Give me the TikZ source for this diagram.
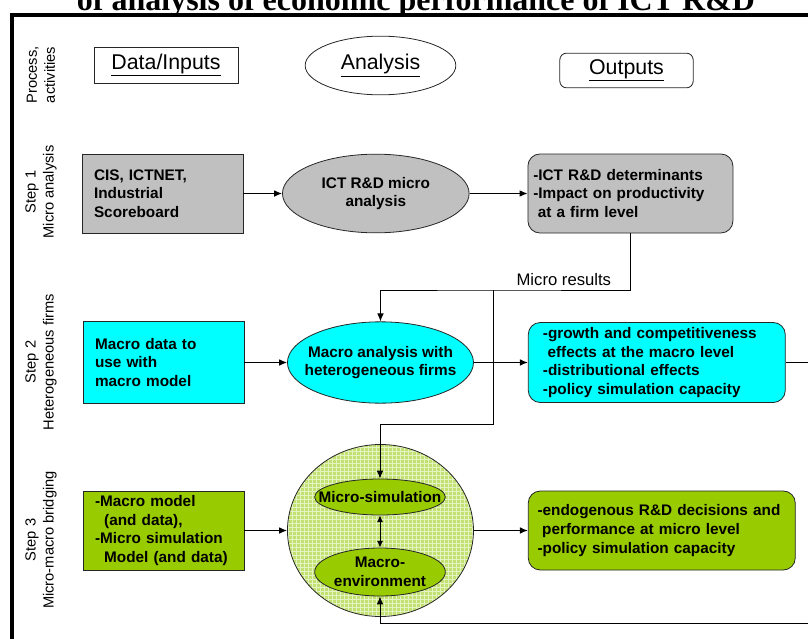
\documentclass[tikz,border=0pt]{standalone}
\usepackage{fontspec}
\setmainfont{Liberation Sans}
\newfontfamily\titlefont{Liberation Serif}
\usetikzlibrary{arrows.meta, positioning, shapes.geometric, patterns}
\definecolor{boxgray}{HTML}{C0C0C0}
\definecolor{boxcyan}{HTML}{00FFFF}
\definecolor{boxgreen}{HTML}{99CC00}
\definecolor{bridgegreen}{HTML}{C2E170}
\definecolor{gridgreen}{HTML}{E4F3C4}
\tikzstyle{block} = [draw=black!85, line width=0.6pt, font=\fontsize{11.5}{14}\selectfont\bfseries]
\tikzstyle{inbox} = [block, rectangle, text width=102.75pt, inner xsep=9pt, align=left, minimum height=59.25pt]
\tikzstyle{outbox} = [block, rectangle, rounded corners=9pt, align=left, minimum height=59.25pt]
\tikzstyle{oval} = [block, ellipse, align=center, inner xsep=-12pt, inner ysep=0pt]
\tikzstyle{head} = [draw=black!85, line width=0.6pt, font=\fontsize{16}{19}\selectfont]
\tikzstyle{rowlabel} = [rotate=90, align=center, font=\fontsize{11}{13.5}\selectfont]
\tikzstyle{note} = [font=\fontsize{12.5}{15}\selectfont]
\tikzstyle{link} = [-{Latex[length=6pt, width=5pt]}, line width=0.75pt]

\begin{document}
\begin{tikzpicture}[x=0.75pt, y=-0.75pt]
    \useasboundingbox (0,0) rectangle (808,639);

    % Frame and title.
    \draw [line width=3.6pt] (12,700) |- (900,15);
    \node (title) [anchor=base, font=\titlefont\fontsize{24}{28}\selectfont\bfseries] at (416,10.5) {of analysis of economic performance of ICT R\&D};

    % Row labels.
    \foreach \i/\y/\t in {0/75/{Process,\\activities}, 1/192/{Step 1\\Micro analysis}, 2/362/{Step 2\\Heterogeneous firms}, 3/540/{Step 3\\Micro-macro bridging}} {
        \node (step\i) [rowlabel] at (41,\y) {\t};
    }

    % Headers.
    \node (data0) [head, rectangle, minimum width=108pt, minimum height=27pt] at (166,65) {\underline{Data/Inputs}};
    \node (analysis0) [head, ellipse, minimum width=113pt, minimum height=44pt, inner sep=0pt] at (380.5,65.5) {\underline{Analysis}};
    \node (output0) [head, rectangle, rounded corners=5pt, minimum width=100pt, minimum height=26pt] at (626.5,70.5) {\underline{Outputs}};

    % Step 1.
    \node (data1) [inbox, fill=boxgray] at (162.5,193.5) {CIS, ICTNET,\\Industrial\\Scoreboard};
    \node (analysis1) [oval, fill=boxgray, minimum width=140pt, minimum height=59pt, right=29pt of data1] {ICT R\&D micro\\analysis};
    \node (output1) [outbox, fill=boxgray, text width=145.75pt, inner xsep=4pt, right=43.5pt of analysis1] {-ICT R\&D determinants\\-Impact on productivity\\\hspace*{0.3em}at a firm level};

    % Step 2.
    \node (data2) [inbox, fill=boxcyan, minimum height=61pt] at (163.5,362.5) {Macro data to\\use with\\macro model};
    \node (analysis2) [oval, fill=boxcyan, minimum width=139.5pt, minimum height=61pt, right=32pt of data2] {Macro analysis with\\heterogeneous firms};
    \node (output2) [outbox, fill=boxcyan, minimum height=60pt, text width=170.75pt, inner xsep=11pt, right=40.5pt of analysis2] {-growth and competitiveness\\\hspace*{0.3em}effects at the macro level\\-distributional effects\\-policy simulation capacity};

    % Step 3.
    \node (data3) [inbox, fill=boxgreen] at (163.5,530.5) {-Macro model\\\hspace*{0.6em}(and data),\\-Micro simulation\\\hspace*{0.6em}Model (and data)};
    \node (analysis3) [oval, preaction={fill=bridgegreen}, pattern=grid, pattern color=gridgreen, minimum width=139.5pt, minimum height=129pt, right=32pt of data3] {};
    \node (microsim) [oval, fill=boxgreen, minimum width=98pt, minimum height=27pt] at (380,497) {Micro-simulation};
    \node (macroenv) [oval, fill=boxgreen, minimum width=98pt, minimum height=36pt] at (380,572) {Macro-\\environment};
    \node (output3) [outbox, fill=boxgreen, text width=186.25pt, inner xsep=7pt, right=40.5pt of analysis3] {-endogenous R\&D decisions and\\\hspace*{0.3em}performance at micro level\\-policy simulation capacity};

    % Arrows.
    \foreach \i in {1,2,3} {
        \draw [link] (data\i) -- (analysis\i);
        \draw [link] (analysis\i) -- (output\i);
    }
    \draw [link, {Latex[length=5pt, width=4.5pt]}-{Latex[length=5pt, width=4.5pt]}] (microsim) -- (macroenv);

    % Micro results and feedback.
    \coordinate (branch) at (493,290);
    \coordinate (drop) at (493,424);
    \coordinate (loop) at (840,623);
    \coordinate (turn) at (output1.south |- branch);
    \draw [link] (output1.south) |- (branch) -| (analysis2.north);
    \node (microresults) [note, above left=0pt and 11pt of turn] {Micro results};
    \draw [link] (branch) -- (drop) -| (microsim.north);
    \draw [link] (output2.east) -| (loop) -| (macroenv.south);
\end{tikzpicture}
\end{document}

-*-

WHAT THIS TASK INVOLVES:
Transcribe the full listing character for character. Pictures are excluded.

RESPONSE TO THE EXERCISE:
Give me the TikZ source for this diagram.
\documentclass[tikz,border=0pt]{standalone}
\usepackage{fontspec}
\setmainfont{Liberation Sans}
\newfontfamily\titlefont{Liberation Serif}
\usetikzlibrary{arrows.meta, positioning, shapes.geometric, patterns}
\definecolor{boxgray}{HTML}{C0C0C0}
\definecolor{boxcyan}{HTML}{00FFFF}
\definecolor{boxgreen}{HTML}{99CC00}
\definecolor{bridgegreen}{HTML}{C2E170}
\definecolor{gridgreen}{HTML}{E4F3C4}
\tikzstyle{block} = [draw=black!85, line width=0.6pt, font=\fontsize{11.5}{14}\selectfont\bfseries]
\tikzstyle{inbox} = [block, rectangle, text width=102.75pt, inner xsep=9pt, align=left, minimum height=59.25pt]
\tikzstyle{outbox} = [block, rectangle, rounded corners=9pt, align=left, minimum height=59.25pt]
\tikzstyle{oval} = [block, ellipse, align=center, inner xsep=-12pt, inner ysep=0pt]
\tikzstyle{head} = [draw=black!85, line width=0.6pt, font=\fontsize{16}{19}\selectfont]
\tikzstyle{rowlabel} = [rotate=90, align=center, font=\fontsize{11}{13.5}\selectfont]
\tikzstyle{note} = [font=\fontsize{12.5}{15}\selectfont]
\tikzstyle{link} = [-{Latex[length=6pt, width=5pt]}, line width=0.75pt]

\begin{document}
\begin{tikzpicture}[x=0.75pt, y=-0.75pt]
    \useasboundingbox (0,0) rectangle (808,639);

    % Frame and title.
    \draw [line width=3.6pt] (12,700) |- (900,15);
    \node (title) [anchor=base, font=\titlefont\fontsize{24}{28}\selectfont\bfseries] at (416,10.5) {of analysis of economic performance of ICT R\&D};

    % Row labels.
    \foreach \i/\y/\t in {0/75/{Process,\\activities}, 1/192/{Step 1\\Micro analysis}, 2/362/{Step 2\\Heterogeneous firms}, 3/540/{Step 3\\Micro-macro bridging}} {
        \node (step\i) [rowlabel] at (41,\y) {\t};
    }

    % Headers.
    \node (data0) [head, rectangle, minimum width=108pt, minimum height=27pt] at (166,65) {\underline{Data/Inputs}};
    \node (analysis0) [head, ellipse, minimum width=113pt, minimum height=44pt, inner sep=0pt] at (380.5,65.5) {\underline{Analysis}};
    \node (output0) [head, rectangle, rounded corners=5pt, minimum width=100pt, minimum height=26pt] at (626.5,70.5) {\underline{Outputs}};

    % Step 1.
    \node (data1) [inbox, fill=boxgray] at (162.5,193.5) {CIS, ICTNET,\\Industrial\\Scoreboard};
    \node (analysis1) [oval, fill=boxgray, minimum width=140pt, minimum height=59pt, right=29pt of data1] {ICT R\&D micro\\analysis};
    \node (output1) [outbox, fill=boxgray, text width=145.75pt, inner xsep=4pt, right=43.5pt of analysis1] {-ICT R\&D determinants\\-Impact on productivity\\\hspace*{0.3em}at a firm level};

    % Step 2.
    \node (data2) [inbox, fill=boxcyan, minimum height=61pt] at (163.5,362.5) {Macro data to\\use with\\macro model};
    \node (analysis2) [oval, fill=boxcyan, minimum width=139.5pt, minimum height=61pt, right=32pt of data2] {Macro analysis with\\heterogeneous firms};
    \node (output2) [outbox, fill=boxcyan, minimum height=60pt, text width=170.75pt, inner xsep=11pt, right=40.5pt of analysis2] {-growth and competitiveness\\\hspace*{0.3em}effects at the macro level\\-distributional effects\\-policy simulation capacity};

    % Step 3.
    \node (data3) [inbox, fill=boxgreen] at (163.5,530.5) {-Macro model\\\hspace*{0.6em}(and data),\\-Micro simulation\\\hspace*{0.6em}Model (and data)};
    \node (analysis3) [oval, preaction={fill=bridgegreen}, pattern=grid, pattern color=gridgreen, minimum width=139.5pt, minimum height=129pt, right=32pt of data3] {};
    \node (microsim) [oval, fill=boxgreen, minimum width=98pt, minimum height=27pt] at (380,497) {Micro-simulation};
    \node (macroenv) [oval, fill=boxgreen, minimum width=98pt, minimum height=36pt] at (380,572) {Macro-\\environment};
    \node (output3) [outbox, fill=boxgreen, text width=186.25pt, inner xsep=7pt, right=40.5pt of analysis3] {-endogenous R\&D decisions and\\\hspace*{0.3em}performance at micro level\\-policy simulation capacity};

    % Arrows.
    \foreach \i in {1,2,3} {
        \draw [link] (data\i) -- (analysis\i);
        \draw [link] (analysis\i) -- (output\i);
    }
    \draw [link, {Latex[length=5pt, width=4.5pt]}-{Latex[length=5pt, width=4.5pt]}] (microsim) -- (macroenv);

    % Micro results and feedback.
    \coordinate (branch) at (493,290);
    \coordinate (drop) at (493,424);
    \coordinate (loop) at (840,623);
    \coordinate (turn) at (output1.south |- branch);
    \draw [link] (output1.south) |- (branch) -| (analysis2.north);
    \node (microresults) [note, above left=0pt and 11pt of turn] {Micro results};
    \draw [link] (branch) -- (drop) -| (microsim.north);
    \draw [link] (output2.east) -| (loop) -| (macroenv.south);
\end{tikzpicture}
\end{document}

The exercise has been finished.